Arabo and other local Iraqi Christian leaders gather in El Cajon to announce that Mosul, Iraq’s second largest city, is ground zero for ISIS’s campaign to wipe out Christianity. The group’s leader, Abu Bakr Al Baghdidi, gives Iraqi Christians several options to avoid being killed: pay a tax to militants, convert to Islam or face eventual death. He says if those Christians refuse the first two options, they have until early Saturday morning to leave town, otherwise they’ll be killed. They dare not flee in their cars because they fear they will be killed at checkpoints. And what’s being done to help these persecuted Christians?

“To do a safe passage of these Christians into Turkey, into Kurdistan, and to get them a new home for a chance not just to survive, but to live.”

But the fact is, Iraqi Christians have been forced to flee their homes for years, especially after the invasion of Iraq over 10 years ago leading up to the situation in Mosul now.

“Since the start of the war, 1.5 million Christians have been displaced,” said Ben Kalasho of the Chaldean-American Chamber of Commerce. “We’ve counted over 120 churches that have been bombarded and have been destroyed since the start of the war. And of recent events – with the ISIS takeover of Mosul – 4,000 Christian families have left their homes.”

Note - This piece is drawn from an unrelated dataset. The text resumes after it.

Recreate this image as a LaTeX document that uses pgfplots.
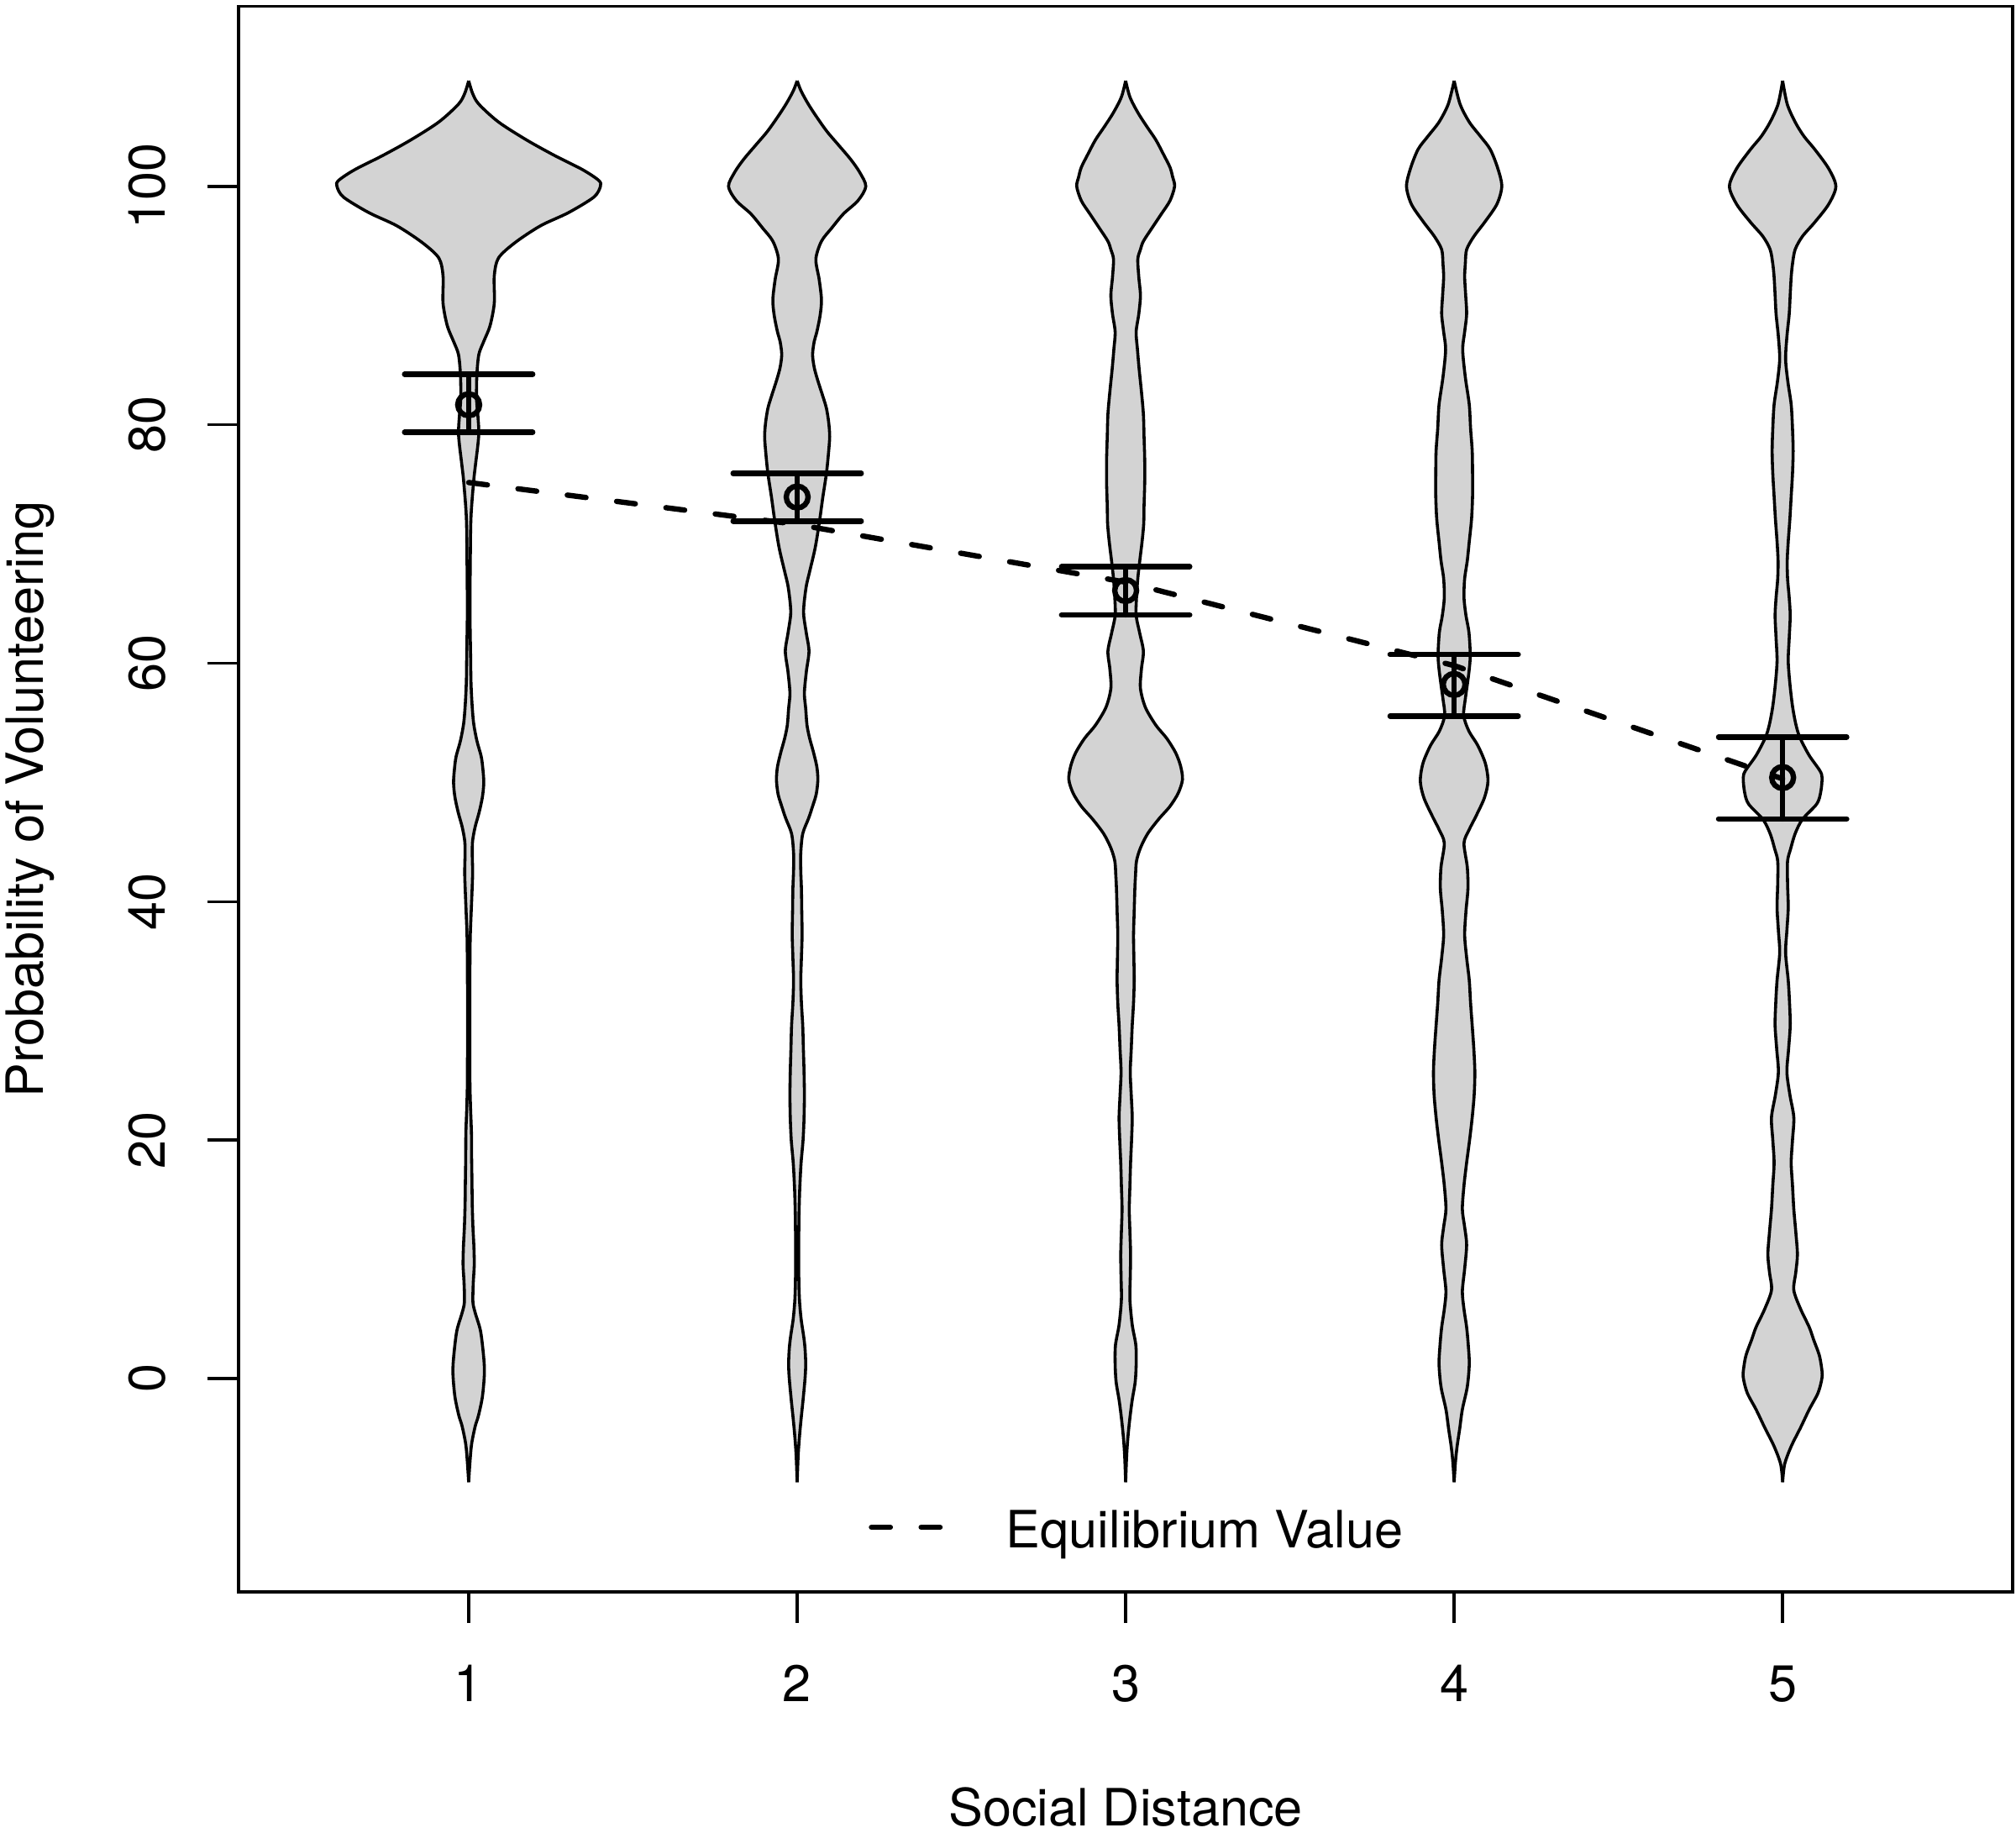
\documentclass[border=0pt]{standalone}
\usepackage{fontspec}
\setmainfont{TeX Gyre Heros}
\usepackage{pgfplots}
\usepackage{pgfplotstable}
\pgfplotsset{compat=1.18}
\usepgfplotslibrary{fillbetween}
\definecolor{vgray}{RGB}{211,211,211}
\newcommand\fs{\fontsize{12}{14.4}\selectfont}

% violin half-widths (x units) against y
\pgfplotstableread{
y w
-8.7 0
-7.0 0.004
-5.5 0.009
-4.0 0.020
-3.1 0.030
-1.5 0.042
0.5 0.048
2.0 0.045
4.0 0.036
5.5 0.020
6.4 0.013
8.0 0.014
9.5 0.017
11.0 0.016
12.7 0.013
14.5 0.011
16.6 0.010
18.5 0.009
20.6 0.0085
22.5 0.006
24.6 0.004
28.0 0.0035
32.4 0.0035
35.0 0.004
37.2 0.005
40.0 0.009
42.3 0.012
44.0 0.011
45.1 0.012
46.3 0.020
47.5 0.032
48.8 0.042
50.0 0.046
51.2 0.043
52.2 0.038
53.5 0.025
55.0 0.015
56.7 0.010
58.5 0.007
60.5 0.006
64.3 0.004
68.6 0.005
72.2 0.007
75.2 0.015
76.7 0.021
78.3 0.028
79.4 0.031
80.8 0.028
82.2 0.024
84.2 0.025
85.9 0.031
87.0 0.046
88.3 0.065
90.2 0.078
92.5 0.078
94.0 0.091
95.3 0.142
96.7 0.219
97.8 0.304
99.1 0.381
100.0 0.401
100.5 0.396
101.4 0.347
102.6 0.261
103.9 0.176
105.4 0.091
106.9 0.031
107.8 0.012
108.86 0
}\vA

\pgfplotstableread{
y w
-8.7 0
-6.5 0.003
-4.9 0.007
-3.4 0.012
-1.8 0.018
0.0 0.024
1.2 0.026
2.5 0.024
3.5 0.020
5.0 0.012
6.6 0.007
8.5 0.005
10.4 0.005
12.3 0.005
14.2 0.006
16.0 0.008
18.1 0.012
20.0 0.018
21.9 0.021
23.8 0.022
25.7 0.021
27.6 0.019
29.6 0.017
31.5 0.013
33.4 0.011
35.3 0.013
37.2 0.015
39.2 0.014
41.1 0.013
42.6 0.011
44.1 0.011
45.7 0.017
47.0 0.035
48.0 0.047
49.0 0.058
50.2 0.063
51.3 0.060
52.5 0.050
53.7 0.038
54.8 0.030
56.2 0.026
57.5 0.022
59.3 0.028
61.0 0.036
62.5 0.028
64.0 0.020
65.0 0.021
66.5 0.028
67.8 0.039
69.7 0.055
71.9 0.068
73.9 0.078
75.9 0.089
77.5 0.095
79.0 0.099
80.2 0.096
81.4 0.089
82.5 0.077
83.7 0.063
84.8 0.052
85.9 0.047
87.0 0.052
87.8 0.060
89.2 0.070
90.5 0.074
92.2 0.067
93.9 0.057
95.4 0.074
96.5 0.105
97.7 0.141
98.8 0.185
100.0 0.209
101.2 0.190
102.3 0.162
103.5 0.125
104.6 0.091
105.8 0.060
106.9 0.034
108.0 0.012
108.86 0
}\vB

\pgfplotstableread{
y w
-8.7 0
-6.5 0.003
-4.9 0.007
-3.3 0.013
-1.8 0.020
-0.3 0.029
1.2 0.032
2.8 0.031
4.5 0.020
6.6 0.013
8.5 0.014
10.4 0.015
12.3 0.013
14.2 0.011
16.2 0.013
18.1 0.015
20.0 0.018
21.9 0.020
23.8 0.017
25.7 0.014
27.6 0.017
29.6 0.020
31.5 0.024
33.4 0.026
35.3 0.025
37.2 0.024
39.2 0.026
41.1 0.028
42.2 0.030
43.4 0.033
44.5 0.045
45.7 0.067
46.9 0.100
48.0 0.135
49.1 0.160
50.25 0.173
51.4 0.167
52.5 0.152
53.7 0.125
54.8 0.092
56.3 0.060
57.9 0.045
59.5 0.048
61.0 0.054
62.5 0.043
64.0 0.032
65.5 0.033
67.1 0.037
68.6 0.043
70.2 0.050
71.7 0.055
73.2 0.056
75.1 0.058
77.1 0.058
79.0 0.056
80.9 0.054
82.8 0.048
84.7 0.041
86.3 0.036
87.8 0.032
89.3 0.040
90.85 0.045
92.4 0.040
93.9 0.037
94.7 0.045
95.4 0.054
96.5 0.080
97.7 0.109
98.8 0.135
100.0 0.149
100.8 0.143
101.6 0.135
102.7 0.115
103.9 0.092
105.0 0.065
106.2 0.037
107.5 0.013
108.86 0
}\vC

\pgfplotstableread{
y w
-8.7 0
-7.0 0.004
-5.7 0.009
-4.2 0.017
-2.6 0.025
-0.7 0.040
1.2 0.046
2.8 0.043
4.3 0.038
5.8 0.030
7.3 0.025
9.2 0.032
11.2 0.038
12.7 0.032
14.2 0.025
16.2 0.030
18.1 0.038
20.0 0.047
21.9 0.055
23.8 0.061
25.7 0.063
27.6 0.060
29.6 0.055
31.5 0.050
33.4 0.046
35.3 0.038
37.2 0.032
39.2 0.036
41.1 0.042
42.9 0.040
44.9 0.030
46.0 0.045
47.2 0.067
48.7 0.092
50.1 0.103
51.6 0.095
53.1 0.072
54.3 0.045
55.6 0.029
57.0 0.034
58.2 0.040
59.5 0.046
60.7 0.049
62.6 0.045
64.0 0.036
65.5 0.030
67.1 0.032
68.6 0.040
70.2 0.046
72.1 0.053
74.0 0.056
75.9 0.056
77.8 0.055
79.7 0.050
81.7 0.046
84.0 0.034
86.3 0.026
87.8 0.032
89.3 0.038
90.9 0.035
92.4 0.032
93.5 0.034
94.7 0.038
95.8 0.060
97.0 0.093
98.5 0.130
100.0 0.145
101.5 0.133
103.1 0.110
104.2 0.080
105.4 0.046
106.9 0.018
108.86 0
}\vD

\pgfplotstableread{
y w
-8.7 0
-7.2 0.006
-5.7 0.026
-4.1 0.055
-2.6 0.081
-1.2 0.108
0.1 0.120
1.0 0.118
2.0 0.111
3.2 0.095
4.3 0.081
5.8 0.055
7.4 0.034
8.9 0.040
10.4 0.045
12.3 0.040
14.2 0.034
16.2 0.030
18.1 0.026
20.0 0.030
21.9 0.034
23.8 0.022
25.7 0.013
27.6 0.018
29.6 0.023
31.5 0.021
33.4 0.017
35.7 0.009
37.6 0.013
39.5 0.017
41.5 0.015
43.4 0.015
44.4 0.024
45.7 0.038
46.9 0.060
48.2 0.104
49.2 0.116
50.4 0.120
51.0 0.113
52.3 0.080
53.8 0.052
54.9 0.040
56.4 0.030
58.3 0.022
60.2 0.017
62.1 0.020
64.0 0.023
65.5 0.020
67.1 0.015
68.6 0.014
70.2 0.017
72.1 0.022
74.0 0.026
75.9 0.030
77.8 0.032
79.7 0.030
81.7 0.026
83.6 0.016
85.5 0.009
87.4 0.013
89.3 0.020
90.9 0.023
92.4 0.026
93.5 0.030
94.7 0.038
95.8 0.060
97.0 0.098
98.5 0.140
100.0 0.162
101.5 0.140
103.1 0.098
104.2 0.065
105.4 0.038
106.9 0.014
108.86 0
}\vE

% confidence intervals: caps and vertical bars
\pgfplotstableread{
x y
0.805 84.24
1.195 84.24
nan nan
0.805 79.38
1.195 79.38
nan nan
1 79.38
1 84.24
nan nan
1.805 75.93
2.195 75.93
nan nan
1.805 71.92
2.195 71.92
nan nan
2 71.92
2 75.93
nan nan
2.805 68.10
3.195 68.10
nan nan
2.805 64.05
3.195 64.05
nan nan
3 64.05
3 68.10
nan nan
3.805 60.73
4.195 60.73
nan nan
3.805 55.57
4.195 55.57
nan nan
4 55.57
4 60.73
nan nan
4.805 53.81
5.195 53.81
nan nan
4.805 46.94
5.195 46.94
nan nan
5 46.94
5 53.81
}\ciTab

\begin{document}
\begin{tikzpicture}
\begin{axis}[
  scale only axis,
  width=413.9pt, height=369.9pt,
  xmin=0.3, xmax=5.7, ymin=-17.9, ymax=115.1,
  clip=false,
  axis line style={line width=0.7pt},
  tick style={line width=0.7pt, black},
  major tick length=7.3pt,
  tick align=outside,
  xtick pos=left, ytick pos=left,
  xtick={1,2,3,4,5}, ytick={0,20,40,60,80,100},
  /pgf/number format/assume math mode=true,
  ticklabel style={font=\fs},
  xticklabel style={anchor=base, inner sep=0pt},
  xticklabel shift=18.2pt,
  yticklabel style={rotate=90, anchor=base, inner sep=0pt},
  yticklabel shift=9.8pt,
  xlabel={Social Distance},
  ylabel={Probability of Volunteering},
  every axis x label/.style={at={(axis description cs:0.5,-0.1474)}, anchor=base, font=\fs},
  every axis y label/.style={at={(axis description cs:-0.1102,0.5)}, rotate=90, anchor=base, font=\fs},
  legend style={draw=none, fill=none, at={(axis cs:2.218,-12.9)}, anchor=west,
    inner sep=0pt, outer sep=0pt, font=\fs, nodes={inner sep=0pt}},
  legend cell align=left,
  legend image code/.code={\draw[#1] (0pt,1.15pt) -- (16.3pt,1.15pt); \path[draw=none] (0pt,1.15pt) -- (31.4pt,1.15pt);},
  vline/.style={forget plot, black, line width=0.7pt, smooth, tension=0.5},
]
% violins
\addplot[vline, name path=r1] table[x expr=1+\thisrow{w}, y=y]{\vA};
\addplot[vline, name path=l1] table[x expr=1-\thisrow{w}, y=y]{\vA};
\addplot[forget plot, fill=vgray, draw=none] fill between[of=r1 and l1];
\addplot[vline, name path=r2] table[x expr=2+\thisrow{w}, y=y]{\vB};
\addplot[vline, name path=l2] table[x expr=2-\thisrow{w}, y=y]{\vB};
\addplot[forget plot, fill=vgray, draw=none] fill between[of=r2 and l2];
\addplot[vline, name path=r3] table[x expr=3+\thisrow{w}, y=y]{\vC};
\addplot[vline, name path=l3] table[x expr=3-\thisrow{w}, y=y]{\vC};
\addplot[forget plot, fill=vgray, draw=none] fill between[of=r3 and l3];
\addplot[vline, name path=r4] table[x expr=4+\thisrow{w}, y=y]{\vD};
\addplot[vline, name path=l4] table[x expr=4-\thisrow{w}, y=y]{\vD};
\addplot[forget plot, fill=vgray, draw=none] fill between[of=r4 and l4];
\addplot[vline, name path=r5] table[x expr=5+\thisrow{w}, y=y]{\vE};
\addplot[vline, name path=l5] table[x expr=5-\thisrow{w}, y=y]{\vE};
\addplot[forget plot, fill=vgray, draw=none] fill between[of=r5 and l5];

% confidence intervals
\addplot[forget plot, black, line width=1.25pt, line cap=round, unbounded coords=jump] table[x=x, y=y]{\ciTab};

% equilibrium value
\addplot[black, line width=1.25pt, line cap=round, dash pattern=on 4.4pt off 7.2pt]
  coordinates {(1,75.16) (2,71.64) (3,66.8) (4,59.8) (5,50.3)};
\addlegendentry{Equilibrium Value}

% means
\addplot[forget plot, only marks, mark=o, mark size=2.55pt, mark options={black, line width=1.25pt, solid}]
  coordinates {(1,81.68) (2,73.94) (3,66.1) (4,58.22) (5,50.41)};
\end{axis}
\pgfresetboundingbox
\path[use as bounding box] ([shift={(-55.7pt,-56.25pt)}]current axis.south west) rectangle ([shift={(0.8pt,1.5pt)}]current axis.north east);
\end{tikzpicture}
\end{document}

“The extinction of Christianity is happening in the Middle East right before our eyes,” continued Arabo. “We’re talking to folks from the State Department, to do everything we can do and it’s a really trying moment not just for Chaldeans in the region, but for Christianity, for humanity, for all mankind.”

Arabo is also the leader and national spokesman for the group Ending Genocide in Iraq.